The simple answer, I suppose, is to focus on single points of commonality and reduce the dimensions of our work. As historians (especially budding transnationalists) it is our job to attempt to tell stories of the past with the greatest accuracy possible and with consideration of the innate complexities of human interactions.
What’s the point of all that waffle? Well, I think the waffle is a prime example of why interdisciplinary approaches to history are so important. Most of what I learned about santeros and their fellows came from anthropologists, those who probe the deep roots of human culture, and you can see evidence of that in the highly personalized shape my work has taken; in attempting to study a religion, I have found myself studying its practitioners and their lives for the simple reason that concepts (such as religion) only matter to the extent that people believe in and/or practice them. If I was to study St Andrews, it is the students, the staff and the townspeople who would probably best illustrate the complex reality that the town lives every day, not statistics or official records or even photographs. Yet that seems more a job for a sociologist or anthropologist than a pure historian, so we must adopt a hybrid method to better understand the true nature of things (a process at which I believe transnationalism excels).
I suppose the takeaway is to consider how unfathomably complicated our individual contexts are and then to attempt to bear that in mind as we look at the people of the past.

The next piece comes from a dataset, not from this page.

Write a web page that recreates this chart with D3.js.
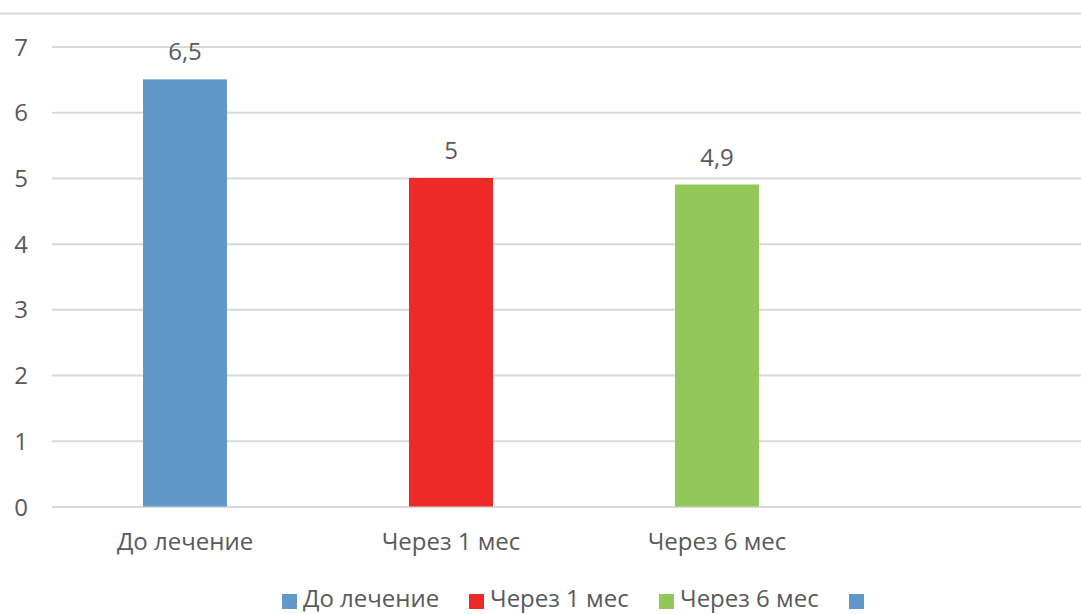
<!DOCTYPE html>
<html>
<head>
<meta charset="utf-8">
<script src="https://cdn.jsdelivr.net/npm/d3@7"></script>
<style>
  html, body { margin: 0; padding: 0; background: #fff; }
  svg text { font-family: "Open Sans", sans-serif; fill: #595959; }
</style>
</head>
<body>
<svg id="chart" width="1081" height="614"></svg>
<script>
// Categories along the x axis (the last slot is left empty)
const categories = ["До лечение", "Через 1 мес", "Через 6 мес", ""];
// Mean score per time point
const values = [6.5, 5, 4.9, null];
// Value labels shown above the bars
const valueLabels = ["6,5", "5", "4,9", ""];
// Series colours
const colors = ["#6098ca", "#ee2a29", "#92c75a", "#6098ca"];
// Y axis ticks
const yTicks = [0, 1, 2, 3, 4, 5, 6, 7];

const svg = d3.select("#chart");
const W = 1081, H = 614;
const margin = { left: 52, top: 46.5, bottom: 506.5 };
const plotRight = 1116;
const fontSize = "24px";

// Top border line of the chart area
svg.append("line")
  .attr("x1", 0).attr("x2", W)
  .attr("y1", 13.5).attr("y2", 13.5)
  .attr("stroke", "#d9d9d9").attr("stroke-width", 2);

const y = d3.scaleLinear().domain([0, 7]).range([margin.bottom, margin.top]);

const pad = 1 - 84 / 266;
const x = d3.scaleBand()
  .domain(d3.range(categories.length))
  .range([margin.left, plotRight])
  .paddingInner(pad)
  .paddingOuter(pad / 2);

// Y axis with gridlines
const yAxis = svg.append("g")
  .attr("transform", `translate(${margin.left},0)`)
  .call(d3.axisLeft(y).tickValues(yTicks).tickSize(-(plotRight - margin.left)).tickPadding(24).tickFormat(d3.format("d")));
yAxis.select(".domain").remove();
yAxis.selectAll(".tick line").attr("stroke", "#d9d9d9").attr("stroke-width", 2);
yAxis.selectAll(".tick text").style("font-size", fontSize).attr("dy", "0.36em");

// Category labels
const xAxis = svg.append("g")
  .attr("transform", `translate(0,${margin.bottom})`)
  .call(d3.axisBottom(x).tickSize(0).tickPadding(26).tickFormat(i => categories[i]));
xAxis.select(".domain").remove();
xAxis.selectAll(".tick text").style("font-size", fontSize).attr("dy", "0.71em");

// Bars
const idx = d3.range(categories.length).filter(i => values[i] != null);
svg.append("g").selectAll("rect")
  .data(idx)
  .join("rect")
  .attr("x", i => x(i))
  .attr("width", x.bandwidth())
  .attr("y", i => y(values[i]))
  .attr("height", i => y(0) - y(values[i]))
  .attr("fill", i => colors[i]);

// Value labels
svg.append("g").selectAll("text")
  .data(idx)
  .join("text")
  .attr("x", i => x(i) + x.bandwidth() / 2)
  .attr("y", i => y(values[i]) - 19)
  .attr("text-anchor", "middle")
  .style("font-size", fontSize)
  .text(i => valueLabels[i]);

// Legend
const legendX = [282, 469, 659, 849];
const legend = svg.append("g").selectAll("g")
  .data(d3.range(categories.length))
  .join("g")
  .attr("transform", i => `translate(${legendX[i]},0)`);
legend.append("rect")
  .attr("x", 0).attr("y", 594)
  .attr("width", 15).attr("height", 15)
  .attr("fill", i => colors[i]);
legend.append("text")
  .attr("x", 21).attr("y", 607)
  .style("font-size", fontSize)
  .text(i => categories[i]);
</script>
</body>
</html>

Whether this is just sentimentalism run wild, the tired ramblings of someone who’s been listening to Lucumí chants for too many consecutive hours, or something of substantive use, I thought it worth sharing with you all. I appreciate how personal this project has become to me, and I think it is the unique perspectives offered by transnational methodology that have allowed me to build a deep understanding of the people I’ve been studying. Sometimes it helps to remember that we’re studying ourselves, just a few years back. When we talk about actors and their networks, we are talking about structures that we reshape and rely on every day. How fantastic is that?